▸ Problem statement
Start at the line that contains "Convert this chart to Apache ECharts code.", stop at the line that contains "const seriesNames = ['Spot", and repeat every line in that span, those two included, with no pictures.

▸ Items
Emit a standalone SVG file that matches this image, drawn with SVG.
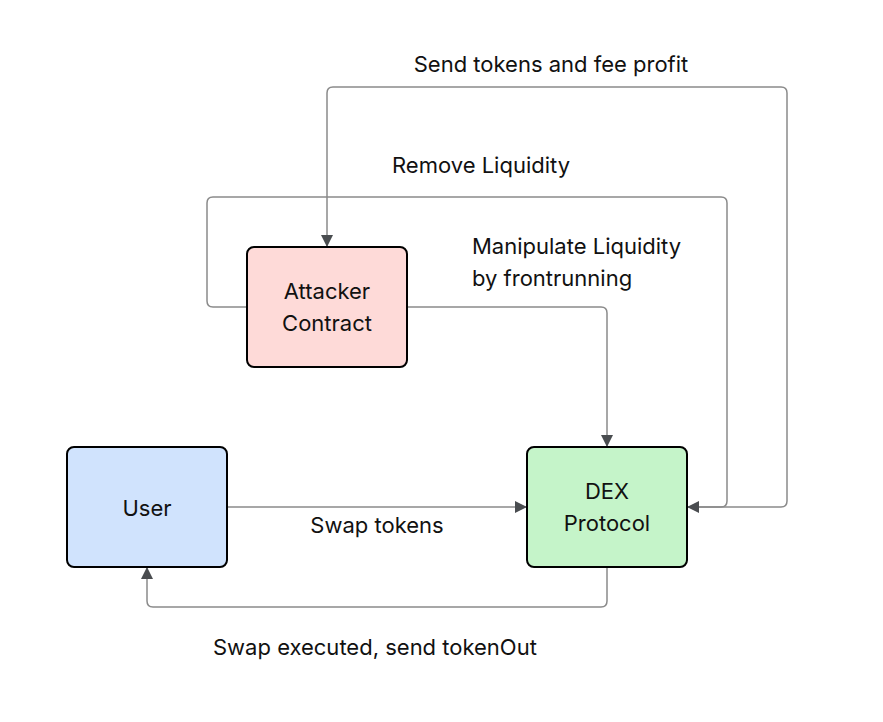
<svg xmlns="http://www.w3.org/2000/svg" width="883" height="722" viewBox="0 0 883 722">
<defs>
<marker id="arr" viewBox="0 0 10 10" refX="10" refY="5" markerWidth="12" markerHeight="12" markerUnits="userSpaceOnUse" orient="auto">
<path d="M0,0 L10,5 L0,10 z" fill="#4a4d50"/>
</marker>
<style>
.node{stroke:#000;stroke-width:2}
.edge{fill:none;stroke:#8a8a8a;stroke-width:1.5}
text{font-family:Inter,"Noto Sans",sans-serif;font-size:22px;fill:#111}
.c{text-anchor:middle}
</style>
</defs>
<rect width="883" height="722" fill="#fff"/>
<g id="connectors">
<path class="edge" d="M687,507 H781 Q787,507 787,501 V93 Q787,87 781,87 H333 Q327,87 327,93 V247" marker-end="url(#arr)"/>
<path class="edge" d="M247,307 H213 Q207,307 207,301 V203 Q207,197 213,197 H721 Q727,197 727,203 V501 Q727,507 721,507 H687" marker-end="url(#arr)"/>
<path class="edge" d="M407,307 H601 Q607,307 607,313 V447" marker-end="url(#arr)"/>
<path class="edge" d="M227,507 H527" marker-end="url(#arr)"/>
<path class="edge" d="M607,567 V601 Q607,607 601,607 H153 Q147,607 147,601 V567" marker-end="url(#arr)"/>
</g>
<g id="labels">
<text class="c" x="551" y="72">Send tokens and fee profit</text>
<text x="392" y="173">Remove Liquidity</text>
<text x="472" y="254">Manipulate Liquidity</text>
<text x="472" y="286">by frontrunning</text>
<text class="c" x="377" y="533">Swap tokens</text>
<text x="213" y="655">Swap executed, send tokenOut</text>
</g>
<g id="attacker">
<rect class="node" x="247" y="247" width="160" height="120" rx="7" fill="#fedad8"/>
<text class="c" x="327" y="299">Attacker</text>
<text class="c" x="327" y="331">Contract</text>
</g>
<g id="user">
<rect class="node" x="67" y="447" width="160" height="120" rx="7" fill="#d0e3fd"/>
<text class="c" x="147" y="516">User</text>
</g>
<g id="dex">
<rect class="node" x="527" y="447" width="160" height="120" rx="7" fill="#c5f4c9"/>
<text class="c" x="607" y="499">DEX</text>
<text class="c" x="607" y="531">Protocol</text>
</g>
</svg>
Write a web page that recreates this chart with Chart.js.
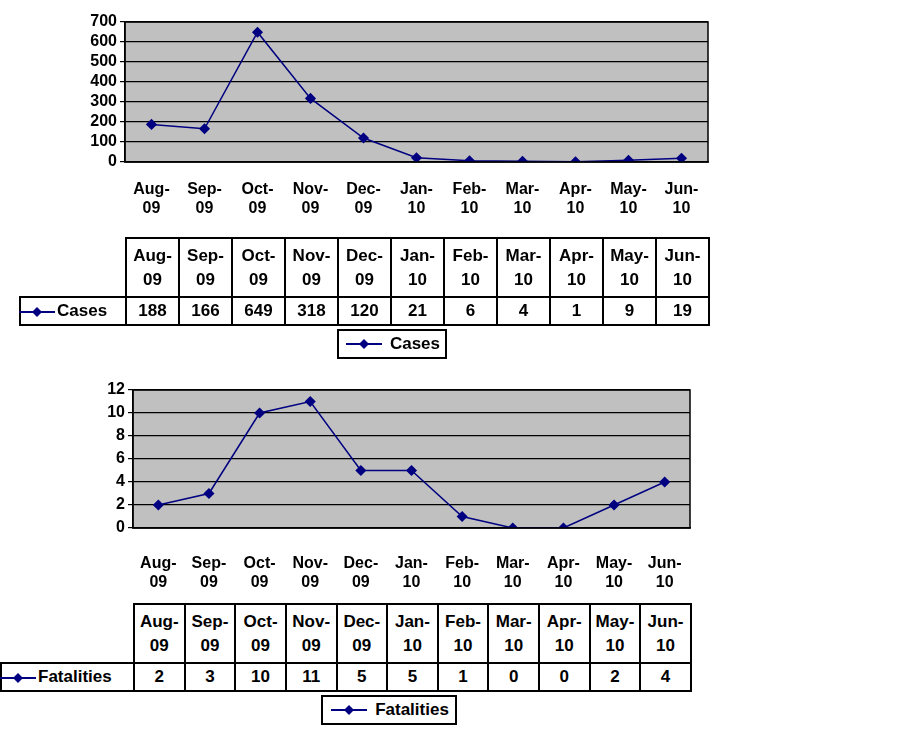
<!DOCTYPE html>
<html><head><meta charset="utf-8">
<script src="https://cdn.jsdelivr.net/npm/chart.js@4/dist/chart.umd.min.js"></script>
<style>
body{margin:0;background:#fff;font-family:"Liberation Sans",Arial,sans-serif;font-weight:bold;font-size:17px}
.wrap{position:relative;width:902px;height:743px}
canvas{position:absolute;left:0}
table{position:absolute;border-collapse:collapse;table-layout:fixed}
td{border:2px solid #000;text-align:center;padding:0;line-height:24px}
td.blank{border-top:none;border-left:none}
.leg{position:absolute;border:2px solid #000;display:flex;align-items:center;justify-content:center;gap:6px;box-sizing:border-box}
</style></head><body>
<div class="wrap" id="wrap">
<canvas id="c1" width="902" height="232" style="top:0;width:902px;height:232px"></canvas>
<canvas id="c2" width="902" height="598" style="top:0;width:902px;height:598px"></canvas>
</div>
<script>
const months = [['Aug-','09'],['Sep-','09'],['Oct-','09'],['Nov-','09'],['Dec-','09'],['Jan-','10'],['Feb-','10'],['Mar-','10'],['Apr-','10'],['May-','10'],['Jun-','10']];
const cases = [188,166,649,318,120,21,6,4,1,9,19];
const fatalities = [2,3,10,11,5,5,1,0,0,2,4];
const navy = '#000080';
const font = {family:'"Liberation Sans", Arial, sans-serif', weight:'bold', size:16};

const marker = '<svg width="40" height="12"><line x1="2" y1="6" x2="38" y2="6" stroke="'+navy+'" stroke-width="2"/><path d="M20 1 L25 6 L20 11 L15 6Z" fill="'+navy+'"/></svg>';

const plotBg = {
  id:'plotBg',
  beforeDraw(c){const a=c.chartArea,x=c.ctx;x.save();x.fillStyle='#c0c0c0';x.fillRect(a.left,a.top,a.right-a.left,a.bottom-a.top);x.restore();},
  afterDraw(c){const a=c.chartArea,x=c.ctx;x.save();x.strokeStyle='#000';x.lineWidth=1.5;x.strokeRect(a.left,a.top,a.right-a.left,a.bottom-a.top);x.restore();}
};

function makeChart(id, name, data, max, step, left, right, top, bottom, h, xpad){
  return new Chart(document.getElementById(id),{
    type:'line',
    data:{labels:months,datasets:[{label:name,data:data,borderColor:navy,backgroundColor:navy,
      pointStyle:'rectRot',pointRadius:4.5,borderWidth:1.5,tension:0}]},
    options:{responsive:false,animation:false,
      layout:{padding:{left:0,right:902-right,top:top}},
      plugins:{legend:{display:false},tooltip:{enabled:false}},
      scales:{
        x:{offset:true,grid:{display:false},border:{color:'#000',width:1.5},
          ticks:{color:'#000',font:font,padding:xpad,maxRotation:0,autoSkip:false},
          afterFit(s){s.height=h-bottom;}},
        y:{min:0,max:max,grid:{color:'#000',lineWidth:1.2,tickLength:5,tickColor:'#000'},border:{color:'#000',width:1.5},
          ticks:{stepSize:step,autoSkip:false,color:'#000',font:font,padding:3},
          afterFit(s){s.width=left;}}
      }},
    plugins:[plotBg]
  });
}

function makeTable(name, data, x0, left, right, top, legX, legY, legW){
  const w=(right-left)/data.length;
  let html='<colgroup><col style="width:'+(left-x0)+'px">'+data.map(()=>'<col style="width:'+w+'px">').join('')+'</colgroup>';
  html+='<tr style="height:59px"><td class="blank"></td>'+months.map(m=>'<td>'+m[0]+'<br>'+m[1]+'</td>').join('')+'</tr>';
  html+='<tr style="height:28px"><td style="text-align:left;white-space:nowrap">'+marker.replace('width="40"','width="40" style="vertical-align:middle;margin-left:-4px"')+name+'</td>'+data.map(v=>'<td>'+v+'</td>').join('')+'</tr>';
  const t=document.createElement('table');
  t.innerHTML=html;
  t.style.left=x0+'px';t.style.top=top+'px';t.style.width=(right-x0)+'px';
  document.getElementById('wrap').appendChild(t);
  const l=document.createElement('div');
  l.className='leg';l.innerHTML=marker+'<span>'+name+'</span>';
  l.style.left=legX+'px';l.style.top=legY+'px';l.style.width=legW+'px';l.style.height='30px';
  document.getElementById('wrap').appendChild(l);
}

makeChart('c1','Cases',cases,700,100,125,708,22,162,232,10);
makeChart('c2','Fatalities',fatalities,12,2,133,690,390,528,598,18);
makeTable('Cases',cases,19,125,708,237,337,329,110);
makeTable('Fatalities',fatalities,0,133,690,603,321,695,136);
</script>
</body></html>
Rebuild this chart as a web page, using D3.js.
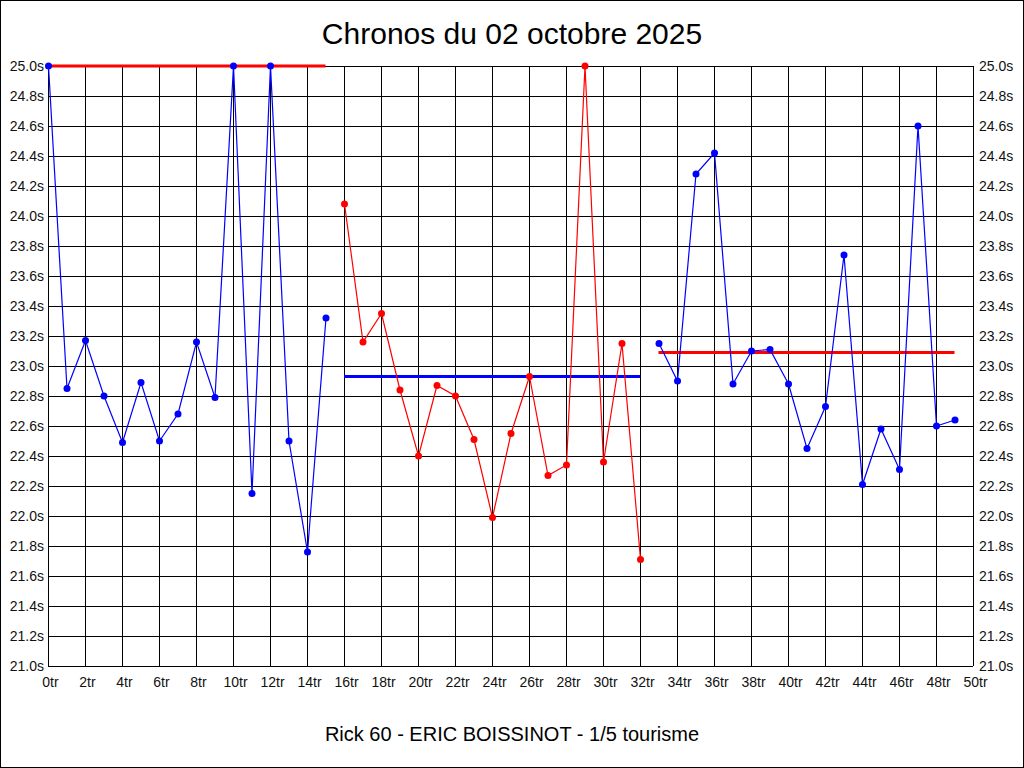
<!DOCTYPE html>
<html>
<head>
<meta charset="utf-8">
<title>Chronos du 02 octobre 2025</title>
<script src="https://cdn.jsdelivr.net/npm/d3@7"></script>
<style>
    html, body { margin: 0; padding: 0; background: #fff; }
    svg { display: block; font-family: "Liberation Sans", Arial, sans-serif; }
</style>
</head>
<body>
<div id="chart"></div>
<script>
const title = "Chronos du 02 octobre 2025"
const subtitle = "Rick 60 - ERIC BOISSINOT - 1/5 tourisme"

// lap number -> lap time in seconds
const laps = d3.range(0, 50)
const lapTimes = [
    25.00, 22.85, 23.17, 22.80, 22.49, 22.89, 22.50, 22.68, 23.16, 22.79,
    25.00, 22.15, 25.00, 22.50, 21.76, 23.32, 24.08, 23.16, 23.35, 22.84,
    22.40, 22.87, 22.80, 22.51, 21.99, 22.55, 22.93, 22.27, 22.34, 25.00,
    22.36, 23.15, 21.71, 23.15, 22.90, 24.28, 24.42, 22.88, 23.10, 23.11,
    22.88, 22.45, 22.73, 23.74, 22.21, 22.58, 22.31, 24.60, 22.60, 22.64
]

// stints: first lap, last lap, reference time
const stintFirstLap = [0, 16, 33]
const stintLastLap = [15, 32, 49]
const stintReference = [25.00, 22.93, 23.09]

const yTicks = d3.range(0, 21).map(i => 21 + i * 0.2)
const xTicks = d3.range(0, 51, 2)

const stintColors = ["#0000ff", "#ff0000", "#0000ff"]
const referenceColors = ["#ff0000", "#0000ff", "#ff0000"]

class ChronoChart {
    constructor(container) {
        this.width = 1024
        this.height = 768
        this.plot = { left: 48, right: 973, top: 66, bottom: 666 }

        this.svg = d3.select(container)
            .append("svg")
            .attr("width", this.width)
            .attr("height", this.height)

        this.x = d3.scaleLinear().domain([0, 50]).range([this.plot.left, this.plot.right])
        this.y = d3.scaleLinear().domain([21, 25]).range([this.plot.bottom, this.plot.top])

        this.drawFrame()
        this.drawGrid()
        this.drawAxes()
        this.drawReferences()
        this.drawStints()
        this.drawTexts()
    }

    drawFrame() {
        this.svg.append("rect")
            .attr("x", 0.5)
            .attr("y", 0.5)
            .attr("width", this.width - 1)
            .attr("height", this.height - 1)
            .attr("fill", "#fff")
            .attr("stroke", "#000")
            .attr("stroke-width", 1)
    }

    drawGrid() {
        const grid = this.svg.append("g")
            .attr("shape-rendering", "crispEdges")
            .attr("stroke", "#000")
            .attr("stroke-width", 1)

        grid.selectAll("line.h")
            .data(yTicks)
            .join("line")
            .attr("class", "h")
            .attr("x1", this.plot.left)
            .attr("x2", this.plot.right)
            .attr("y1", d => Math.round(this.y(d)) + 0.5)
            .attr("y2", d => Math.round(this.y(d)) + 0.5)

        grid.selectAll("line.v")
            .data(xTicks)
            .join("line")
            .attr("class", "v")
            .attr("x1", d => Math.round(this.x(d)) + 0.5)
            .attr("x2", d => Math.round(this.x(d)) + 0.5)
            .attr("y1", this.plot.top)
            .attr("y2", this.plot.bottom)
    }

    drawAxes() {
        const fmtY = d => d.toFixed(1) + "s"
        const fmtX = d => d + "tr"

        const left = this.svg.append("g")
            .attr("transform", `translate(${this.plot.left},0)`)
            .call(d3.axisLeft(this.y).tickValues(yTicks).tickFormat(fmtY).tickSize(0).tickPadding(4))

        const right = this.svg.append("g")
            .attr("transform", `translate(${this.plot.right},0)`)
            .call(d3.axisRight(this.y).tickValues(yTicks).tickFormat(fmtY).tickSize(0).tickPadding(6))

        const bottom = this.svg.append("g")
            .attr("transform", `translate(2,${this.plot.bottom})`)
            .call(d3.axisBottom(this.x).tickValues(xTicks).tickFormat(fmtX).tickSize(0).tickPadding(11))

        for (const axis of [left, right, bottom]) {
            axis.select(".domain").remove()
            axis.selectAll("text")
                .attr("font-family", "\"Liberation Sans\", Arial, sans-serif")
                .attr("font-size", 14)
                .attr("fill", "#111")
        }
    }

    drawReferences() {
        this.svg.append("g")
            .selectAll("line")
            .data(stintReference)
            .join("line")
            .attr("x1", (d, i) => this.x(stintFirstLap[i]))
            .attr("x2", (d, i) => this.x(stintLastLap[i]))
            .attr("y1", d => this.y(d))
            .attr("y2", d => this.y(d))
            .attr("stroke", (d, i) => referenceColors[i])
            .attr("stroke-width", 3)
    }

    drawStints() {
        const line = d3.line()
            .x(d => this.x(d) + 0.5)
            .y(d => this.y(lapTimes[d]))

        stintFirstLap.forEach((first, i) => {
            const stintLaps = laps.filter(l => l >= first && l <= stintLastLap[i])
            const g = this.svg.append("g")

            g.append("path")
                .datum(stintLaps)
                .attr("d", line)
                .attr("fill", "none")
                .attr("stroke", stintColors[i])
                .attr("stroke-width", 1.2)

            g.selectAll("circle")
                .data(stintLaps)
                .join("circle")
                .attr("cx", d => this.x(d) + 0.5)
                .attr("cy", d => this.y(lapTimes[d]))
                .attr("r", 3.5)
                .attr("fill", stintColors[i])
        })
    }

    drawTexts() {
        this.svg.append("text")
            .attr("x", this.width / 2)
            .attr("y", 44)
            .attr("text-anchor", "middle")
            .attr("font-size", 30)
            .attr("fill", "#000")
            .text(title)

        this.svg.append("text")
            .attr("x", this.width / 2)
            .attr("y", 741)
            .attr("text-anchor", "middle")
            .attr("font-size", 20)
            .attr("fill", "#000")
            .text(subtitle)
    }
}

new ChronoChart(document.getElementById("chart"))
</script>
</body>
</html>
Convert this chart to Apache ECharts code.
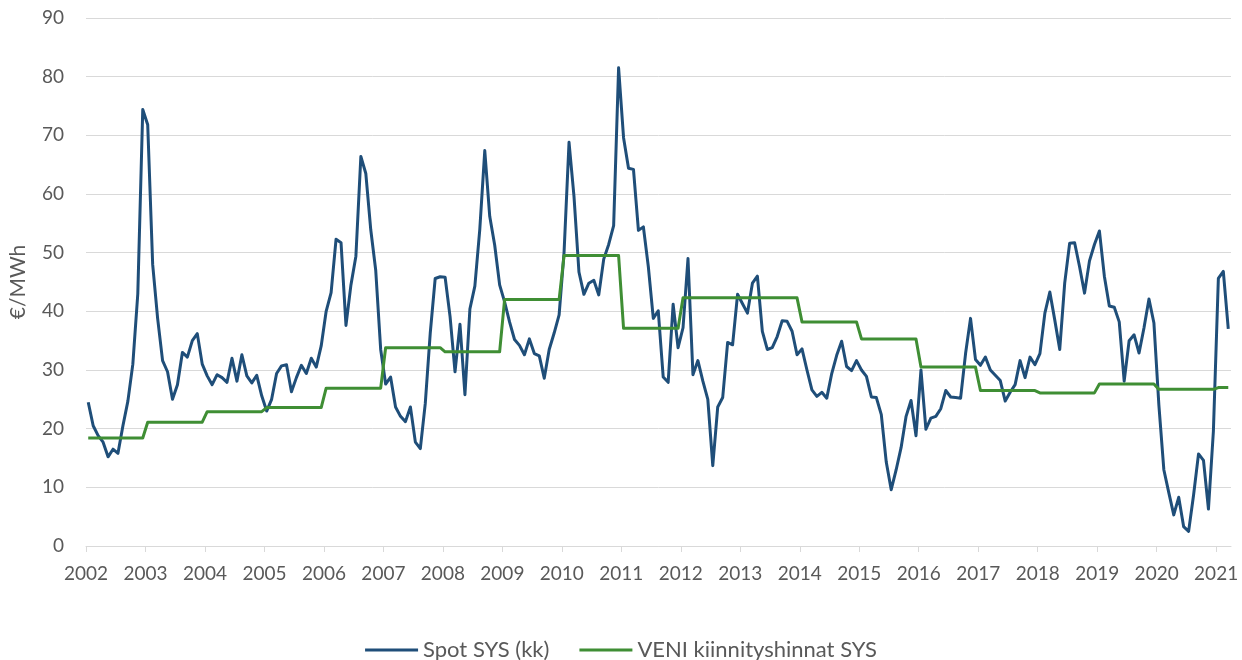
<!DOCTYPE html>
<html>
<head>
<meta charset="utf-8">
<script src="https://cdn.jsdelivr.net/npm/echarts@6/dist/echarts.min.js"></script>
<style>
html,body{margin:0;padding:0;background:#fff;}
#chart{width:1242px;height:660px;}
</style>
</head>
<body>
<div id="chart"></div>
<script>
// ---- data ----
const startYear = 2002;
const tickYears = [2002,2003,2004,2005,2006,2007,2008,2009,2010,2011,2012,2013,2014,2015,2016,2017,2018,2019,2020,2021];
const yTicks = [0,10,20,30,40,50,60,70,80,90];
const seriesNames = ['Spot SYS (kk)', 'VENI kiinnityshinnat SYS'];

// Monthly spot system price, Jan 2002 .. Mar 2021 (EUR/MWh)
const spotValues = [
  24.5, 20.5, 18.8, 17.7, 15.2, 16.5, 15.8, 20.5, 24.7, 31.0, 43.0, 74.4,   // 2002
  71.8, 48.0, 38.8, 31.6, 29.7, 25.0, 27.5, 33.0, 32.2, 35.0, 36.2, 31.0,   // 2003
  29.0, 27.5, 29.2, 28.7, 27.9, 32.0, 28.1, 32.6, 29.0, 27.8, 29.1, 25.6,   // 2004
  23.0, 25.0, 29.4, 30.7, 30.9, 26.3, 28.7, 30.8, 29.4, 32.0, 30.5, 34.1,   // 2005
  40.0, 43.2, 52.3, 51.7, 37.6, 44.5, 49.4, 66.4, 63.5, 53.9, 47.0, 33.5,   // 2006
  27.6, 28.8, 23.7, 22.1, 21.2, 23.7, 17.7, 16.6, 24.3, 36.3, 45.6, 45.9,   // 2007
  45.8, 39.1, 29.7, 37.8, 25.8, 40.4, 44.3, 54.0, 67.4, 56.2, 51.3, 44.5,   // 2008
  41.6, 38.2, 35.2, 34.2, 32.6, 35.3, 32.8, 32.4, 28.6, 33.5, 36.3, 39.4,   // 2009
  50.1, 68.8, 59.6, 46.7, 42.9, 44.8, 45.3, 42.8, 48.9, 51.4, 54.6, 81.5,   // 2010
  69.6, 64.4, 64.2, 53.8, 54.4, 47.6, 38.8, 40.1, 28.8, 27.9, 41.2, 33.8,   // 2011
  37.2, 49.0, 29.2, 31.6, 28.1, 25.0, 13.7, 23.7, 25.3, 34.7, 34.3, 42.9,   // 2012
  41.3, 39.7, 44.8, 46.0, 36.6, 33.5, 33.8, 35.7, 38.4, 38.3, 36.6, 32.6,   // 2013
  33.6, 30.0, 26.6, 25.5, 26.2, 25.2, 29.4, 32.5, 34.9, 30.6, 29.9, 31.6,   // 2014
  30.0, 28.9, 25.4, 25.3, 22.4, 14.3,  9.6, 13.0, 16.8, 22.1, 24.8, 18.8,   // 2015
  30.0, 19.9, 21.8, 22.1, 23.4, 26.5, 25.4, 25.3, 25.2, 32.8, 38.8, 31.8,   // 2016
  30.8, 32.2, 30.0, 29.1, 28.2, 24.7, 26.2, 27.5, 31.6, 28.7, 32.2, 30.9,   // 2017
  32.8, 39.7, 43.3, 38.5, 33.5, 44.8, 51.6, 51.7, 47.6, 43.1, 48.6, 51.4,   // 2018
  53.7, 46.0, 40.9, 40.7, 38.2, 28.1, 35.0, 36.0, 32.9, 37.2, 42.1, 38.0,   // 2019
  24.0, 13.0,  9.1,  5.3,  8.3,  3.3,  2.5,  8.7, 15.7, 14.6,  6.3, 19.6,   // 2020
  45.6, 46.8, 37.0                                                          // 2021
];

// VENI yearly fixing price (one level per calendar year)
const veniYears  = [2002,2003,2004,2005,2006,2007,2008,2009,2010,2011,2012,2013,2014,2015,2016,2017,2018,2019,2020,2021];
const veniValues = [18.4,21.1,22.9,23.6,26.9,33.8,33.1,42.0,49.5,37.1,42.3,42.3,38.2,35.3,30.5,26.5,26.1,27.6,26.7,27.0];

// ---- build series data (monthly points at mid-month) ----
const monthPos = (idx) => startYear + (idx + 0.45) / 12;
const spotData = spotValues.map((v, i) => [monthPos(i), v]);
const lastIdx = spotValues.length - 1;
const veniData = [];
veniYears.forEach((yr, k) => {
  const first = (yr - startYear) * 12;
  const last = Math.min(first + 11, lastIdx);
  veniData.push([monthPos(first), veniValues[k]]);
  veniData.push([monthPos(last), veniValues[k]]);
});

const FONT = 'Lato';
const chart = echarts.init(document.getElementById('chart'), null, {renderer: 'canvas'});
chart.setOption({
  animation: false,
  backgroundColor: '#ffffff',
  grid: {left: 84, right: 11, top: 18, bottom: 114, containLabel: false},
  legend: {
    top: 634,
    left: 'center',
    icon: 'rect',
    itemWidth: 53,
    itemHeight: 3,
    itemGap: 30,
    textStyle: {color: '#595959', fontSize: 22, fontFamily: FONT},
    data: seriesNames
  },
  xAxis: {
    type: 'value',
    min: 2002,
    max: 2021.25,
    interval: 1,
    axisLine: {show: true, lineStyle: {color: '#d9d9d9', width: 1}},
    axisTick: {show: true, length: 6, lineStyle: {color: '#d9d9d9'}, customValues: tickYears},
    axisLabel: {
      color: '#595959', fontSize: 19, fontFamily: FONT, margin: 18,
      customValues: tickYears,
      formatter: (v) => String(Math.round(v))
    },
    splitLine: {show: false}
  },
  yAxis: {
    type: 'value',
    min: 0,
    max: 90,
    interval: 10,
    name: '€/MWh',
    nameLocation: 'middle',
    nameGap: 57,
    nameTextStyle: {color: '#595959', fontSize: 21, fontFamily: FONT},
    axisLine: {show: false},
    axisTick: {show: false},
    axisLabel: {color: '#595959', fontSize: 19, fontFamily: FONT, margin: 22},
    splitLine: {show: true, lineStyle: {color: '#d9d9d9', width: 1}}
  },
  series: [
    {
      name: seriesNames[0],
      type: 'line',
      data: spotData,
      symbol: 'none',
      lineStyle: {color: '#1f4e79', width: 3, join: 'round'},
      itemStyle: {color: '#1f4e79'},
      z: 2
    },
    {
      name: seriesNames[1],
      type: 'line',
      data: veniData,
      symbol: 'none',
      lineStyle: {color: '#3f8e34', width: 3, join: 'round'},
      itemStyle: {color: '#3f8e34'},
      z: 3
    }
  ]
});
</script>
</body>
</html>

▸ Finished answer
Convert this chart to Apache ECharts code.
<!DOCTYPE html>
<html>
<head>
<meta charset="utf-8">
<script src="https://cdn.jsdelivr.net/npm/echarts@6/dist/echarts.min.js"></script>
<style>
html,body{margin:0;padding:0;background:#fff;}
#chart{width:1242px;height:660px;}
</style>
</head>
<body>
<div id="chart"></div>
<script>
// ---- data ----
const startYear = 2002;
const tickYears = [2002,2003,2004,2005,2006,2007,2008,2009,2010,2011,2012,2013,2014,2015,2016,2017,2018,2019,2020,2021];
const yTicks = [0,10,20,30,40,50,60,70,80,90];
const seriesNames = ['Spot SYS (kk)', 'VENI kiinnityshinnat SYS'];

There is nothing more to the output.